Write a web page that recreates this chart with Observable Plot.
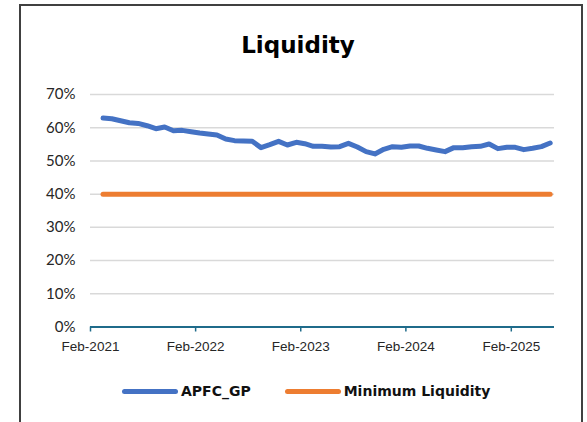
<!DOCTYPE html>
<html>
<head>
<meta charset="utf-8">
<script src="https://cdn.jsdelivr.net/npm/d3@7"></script>
<script src="https://cdn.jsdelivr.net/npm/@observablehq/plot@0.6"></script>
<style>
  html, body { margin: 0; padding: 0; background: #fff; }
  #page { position: relative; width: 587px; height: 422px; overflow: hidden; font-family: "Lato", "DejaVu Sans", sans-serif; }
  #frame { position: absolute; left: 19px; top: 4px; width: 564px; height: 440px; border: 2px solid #404040; box-sizing: border-box; }
  #title { position: absolute; left: 0; top: 0; width: 587px; height: 70px; box-sizing: border-box; padding-left: 9px; text-align: center; font-family: "DejaVu Sans", sans-serif; font-weight: bold; font-size: 23px; line-height: 90px; color: #000; }
  #chart { position: absolute; left: 0; top: 70px; }
  #legend { position: absolute; left: 0; top: 380px; height: 22px; display: flex; align-items: center; padding-left: 122px; font-family: "DejaVu Sans", sans-serif; font-weight: bold; font-size: 14px; color: #111; }
  .sw { display: inline-block; width: 56px; height: 5px; border-radius: 3px; margin-right: 3px; }
  .item { display: flex; align-items: center; margin-right: 34px; }
</style>
</head>
<body>
<div id="page">
  <div id="frame"></div>
  <div id="title">Liquidity</div>
  <div id="chart"></div>
  <div id="legend"></div>
</div>
<script>
// Monthly observations, Mar-2021 .. Jun-2025
const months = [
  "2021-03","2021-04","2021-05","2021-06","2021-07","2021-08","2021-09","2021-10","2021-11","2021-12",
  "2022-01","2022-02","2022-03","2022-04","2022-05","2022-06","2022-07","2022-08","2022-09","2022-10","2022-11","2022-12",
  "2023-01","2023-02","2023-03","2023-04","2023-05","2023-06","2023-07","2023-08","2023-09","2023-10","2023-11","2023-12",
  "2024-01","2024-02","2024-03","2024-04","2024-05","2024-06","2024-07","2024-08","2024-09","2024-10","2024-11","2024-12",
  "2025-01","2025-02","2025-03","2025-04","2025-05","2025-06"
];
const apfcGP = [
  62.9,62.7,62.1,61.5,61.3,60.6,59.7,60.2,59.1,59.2,
  58.8,58.4,58.1,57.8,56.6,56.1,56.0,55.9,54.0,54.9,55.9,54.8,
  55.6,55.2,54.4,54.4,54.2,54.3,55.3,54.2,52.8,52.1,53.5,54.3,
  54.1,54.5,54.5,53.8,53.3,52.8,54.0,54.0,54.3,54.4,55.1,53.7,
  54.1,54.1,53.4,53.8,54.3,55.4
];
const minLiquidity = months.map(() => 40);
const seriesNames = ["APFC_GP", "Minimum Liquidity"];
const seriesColors = ["#4472C4", "#ED7D31"];
const yTicks = [0, 0.1, 0.2, 0.3, 0.4, 0.5, 0.6, 0.7];
const xTickLabels = ["2021-02", "2022-02", "2023-02", "2024-02", "2025-02"];
const xDomain = ["2021-02", "2025-07"];

const parse = d3.utcParse("%Y-%m");
const mid = (m) => { const a = parse(m); const b = d3.utcMonth.offset(a, 1); return new Date((+a + +b) / 2); };

const rows = [];
months.forEach((m, i) => {
  rows.push({date: mid(m), value: apfcGP[i] / 100, series: seriesNames[0]});
  rows.push({date: mid(m), value: minLiquidity[i] / 100, series: seriesNames[1]});
});

const axisColor = "#1F6B8A";
const chart = Plot.plot({
  width: 587,
  height: 290,
  marginTop: 24,
  marginBottom: 33.5,
  marginLeft: 90,
  marginRight: 33,
  style: {fontFamily: "Lato, sans-serif", fontSize: "14px", color: "#262626", background: "transparent"},
  x: {type: "utc", domain: xDomain.map(parse), ticks: xTickLabels.map(parse), tickFormat: d3.utcFormat("%b-%Y"), label: null},
  y: {domain: [0, 0.7], ticks: yTicks, tickFormat: d3.format(".0%"), label: null},
  color: {domain: seriesNames, range: seriesColors},
  marks: [
    Plot.gridY(yTicks, {stroke: "#D9D9D9", strokeOpacity: 1, strokeWidth: 1.5}),
    Plot.axisY({ticks: yTicks, tickSize: 0, tickPadding: 15, tickFormat: d3.format(".0%"), fontSize: 15, label: null}),
    Plot.ruleY([0], {stroke: axisColor, strokeWidth: 1.8}),
    Plot.axisX({ticks: xTickLabels.map(parse), tickSize: 5, stroke: axisColor, strokeWidth: 1.5, tickPadding: 9, tickFormat: d3.utcFormat("%b-%Y"), fontFamily: "'Liberation Sans', Arial, sans-serif", fontSize: 13.5, label: null}),
    Plot.line(rows, {x: "date", y: "value", z: "series", stroke: "series", strokeWidth: 5, strokeLinecap: "round", strokeLinejoin: "round"})
  ]
});
document.getElementById("chart").appendChild(chart);

const legend = document.getElementById("legend");
seriesNames.forEach((n, i) => {
  const it = document.createElement("div");
  it.className = "item";
  const sw = document.createElement("span");
  sw.className = "sw";
  sw.style.background = seriesColors[i];
  const t = document.createElement("span");
  t.textContent = n;
  it.appendChild(sw); it.appendChild(t);
  legend.appendChild(it);
});
</script>
</body>
</html>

----------

> _STATED TASK_
Only lines with the word "chart" should be collected from the material.

> _EXPECTED OUTPUT_
Write a web page that recreates this chart with Observable Plot.
  #chart { position: absolute; left: 0; top: 70px; }
  <div id="chart"></div>
const chart = Plot.plot({
document.getElementById("chart").appendChild(chart);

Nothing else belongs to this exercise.